Thursday, February 22, 2007
Fredy the Fearless
Why had I never heard of Les Murray's Fredy Neptune (a novel in verse) until I came across it on one of those favourites lists at amazon.com? Possibly it's simply because I'm very badly informed about what's hot in the world of books, but I have the feeling that this gem has not got anything close to the acclaim it deserves. Written in what seem to be fairly flexible eight-line stanzas, it lurches through the history of the early twentieth century (moving around a fair bit - the Middle East, Australia, the United States, so far, and I'm about two-thirds of the way through) in picaresque fashion, with a curiously engaging hero.
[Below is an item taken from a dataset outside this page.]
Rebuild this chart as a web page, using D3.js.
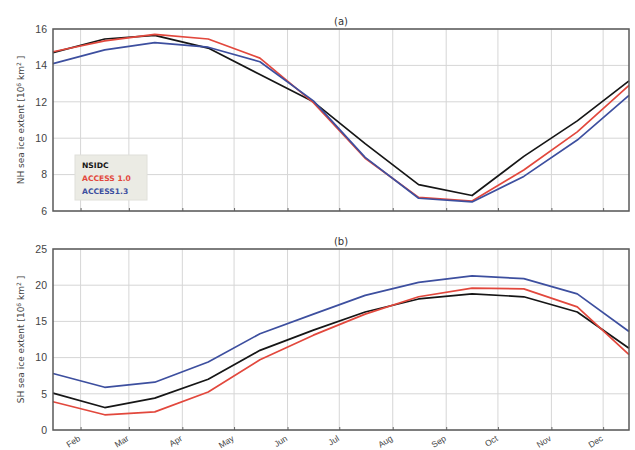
<!DOCTYPE html>
<html>
<head>
<meta charset="utf-8">
<script src="https://cdn.jsdelivr.net/npm/d3@7"></script>
<style>
  html, body { margin: 0; padding: 0; background: #fff; }
  svg { display: block; font-family: "DejaVu Sans", "Liberation Sans", sans-serif; }
</style>
</head>
<body>
<svg id="chart" width="635" height="450"></svg>
<script>
// ---- data ----
const months = ['Jan','Feb','Mar','Apr','May','Jun','Jul','Aug','Sep','Oct','Nov','Dec'];
const midDay = [16,15,16,16,16,16,16,16,16,16,16,16];
const tickMonths = ['Feb','Mar','Apr','May','Jun','Jul','Aug','Sep','Oct','Nov','Dec'];
const seriesNames = ['NSIDC','ACCESS 1.0','ACCESS1.3'];

const nhNSIDC   = [14.7, 15.45, 15.65, 14.95, 13.5, 12.0, 9.7, 7.45, 6.85, 9.0, 10.95, 13.15];
const nhACCESS10 = [14.75, 15.35, 15.7, 15.45, 14.4, 11.95, 8.9, 6.75, 6.55, 8.25, 10.35, 12.9];
const nhACCESS13 = [14.1, 14.85, 15.25, 15.0, 14.2, 12.05, 8.95, 6.7, 6.5, 7.9, 9.9, 12.35];

const shNSIDC   = [5.1, 3.1, 4.4, 7.0, 11.0, 13.8, 16.3, 18.1, 18.8, 18.4, 16.3, 11.3];
const shACCESS10 = [3.9, 2.1, 2.5, 5.25, 9.7, 13.1, 16.0, 18.4, 19.6, 19.5, 17.0, 10.4];
const shACCESS13 = [7.8, 5.9, 6.6, 9.4, 13.3, 16.0, 18.6, 20.4, 21.3, 20.9, 18.8, 13.6];

const nhTicks = [6, 8, 10, 12, 14, 16];
const shTicks = [0, 5, 10, 15, 20, 25];

// ---- layout ----
const colors = ['#161616', '#e2483d', '#3d4f9f'];
const svg = d3.select('#chart');
const dates = months.map((m, i) => new Date(2001, i, midDay[i]));
const tickDates = tickMonths.map((m, i) => new Date(2001, i + 1, 1));

const x = d3.scaleTime().domain([dates[0], dates[dates.length - 1]]).range([53, 629]);

function panel(opts) {
  const y = d3.scaleLinear().domain(opts.domain).range([opts.bottom, opts.top]);
  const g = svg.append('g');

  // grid
  g.append('g').selectAll('line').data(opts.ticks).join('line')
    .attr('x1', x.range()[0]).attr('x2', x.range()[1])
    .attr('y1', d => y(d)).attr('y2', d => y(d))
    .attr('stroke', '#d6d6d6').attr('stroke-width', 1);
  g.append('g').selectAll('line').data(tickDates).join('line')
    .attr('x1', d => x(d)).attr('x2', d => x(d))
    .attr('y1', opts.top).attr('y2', opts.bottom)
    .attr('stroke', '#d6d6d6').attr('stroke-width', 1);

  // y axis
  const yAxis = d3.axisLeft(y).tickValues(opts.ticks).tickSize(0).tickPadding(6).tickFormat(d3.format('d'));
  const ya = g.append('g').attr('transform', `translate(${x.range()[0]},0)`).call(yAxis);
  ya.select('.domain').remove();
  ya.selectAll('text').attr('font-size', 10.5).attr('fill', '#444');

  // x axis
  const xAxis = d3.axisBottom(x).tickValues(tickDates).tickSize(3)
    .tickFormat((d, i) => opts.showX ? tickMonths[i] : '');
  const xa = g.append('g').attr('transform', `translate(0,${opts.bottom})`).call(xAxis);
  xa.select('.domain').remove();
  xa.selectAll('line').attr('stroke', '#666').attr('transform', 'translate(0,-3)');
  xa.selectAll('text')
    .attr('font-size', 8.5).attr('fill', '#444')
    .attr('text-anchor', 'end')
    .attr('dy', 0).attr('y', 0)
    .attr('transform', 'translate(0,10) rotate(-32)');

  // lines
  const line = d3.line().x((d, i) => x(dates[i])).y(d => y(d));
  opts.series.forEach((s, k) => {
    g.append('path').datum(s)
      .attr('d', line)
      .attr('fill', 'none')
      .attr('stroke', colors[k])
      .attr('stroke-width', 1.7)
      .attr('stroke-linejoin', 'round');
  });

  // frame
  g.append('rect')
    .attr('x', x.range()[0]).attr('y', opts.top)
    .attr('width', x.range()[1] - x.range()[0]).attr('height', opts.bottom - opts.top)
    .attr('fill', 'none').attr('stroke', '#5a5a5a').attr('stroke-width', 1.5);

  // title
  g.append('text').attr('x', (x.range()[0] + x.range()[1]) / 2).attr('y', opts.top - 4)
    .attr('text-anchor', 'middle').attr('font-size', 10).attr('fill', '#333')
    .text(opts.title);

  // y-axis title
  const cy = (opts.top + opts.bottom) / 2;
  const t = g.append('text').attr('transform', `translate(24,${cy}) rotate(-90)`)
    .attr('text-anchor', 'middle').attr('font-size', 9).attr('fill', '#444');
  t.append('tspan').text(opts.hemi + ' sea ice extent [10');
  t.append('tspan').attr('font-size', 6).attr('dy', -3.5).text('6');
  t.append('tspan').attr('dy', 3.5).text(' km');
  t.append('tspan').attr('font-size', 6).attr('dy', -3.5).text('2');
  t.append('tspan').attr('dy', 3.5).text(' ]');
  return { g, y };
}

panel({ domain: [6, 16], ticks: nhTicks, top: 29, bottom: 211, title: '(a)', hemi: 'NH',
  series: [nhNSIDC, nhACCESS10, nhACCESS13], showX: false });
panel({ domain: [0, 25], ticks: shTicks, top: 249, bottom: 430, title: '(b)', hemi: 'SH',
  series: [shNSIDC, shACCESS10, shACCESS13], showX: true });

// legend
const lg = svg.append('g').attr('transform', 'translate(75,155)');
lg.append('rect').attr('width', 72).attr('height', 45).attr('fill', '#ebebe4').attr('stroke', '#e0e0da');
seriesNames.forEach((n, i) => {
  lg.append('text').attr('x', 7).attr('y', 13 + i * 13)
    .attr('font-size', 7.6).attr('font-weight', 'bold').attr('fill', colors[i]).text(n);
});
</script>
</body>
</html>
He's curious because, for much of the narrative, (1) he lacks all sense of feeling due to a kind of moral shock after witnessing appalling cruelty from his fellow humans (in a sense the whole poem is a meditation upon our species' capacity for cruelty) and (2) he doesn't really have great depths as a character, despite the ruminative nature of the kind of text he's part of. Things, many of them, just seem to keep happening to him, packing the stanzas with events to keep things moving despite the heavily clotted nature of the language they move in. Many sections demand a sustained effort to get through, especially the dialogue-heavy verses, but I had no problem in willingly making that effort, meeting that demand. Quite often I found myself relishing reading back over a few stanzas to get back to my place and feeling the material come alive twice-over in doing so. It helps that I find myself wanting to know, in a simple way, what's going to happen next. And that's what I'll be doing later, before catching up with my beauty sleep. On holiday I was making steady progress through Fredy but on a working day three or four pages is all I can manage, and is really all I want because this poem is too good to be rushed.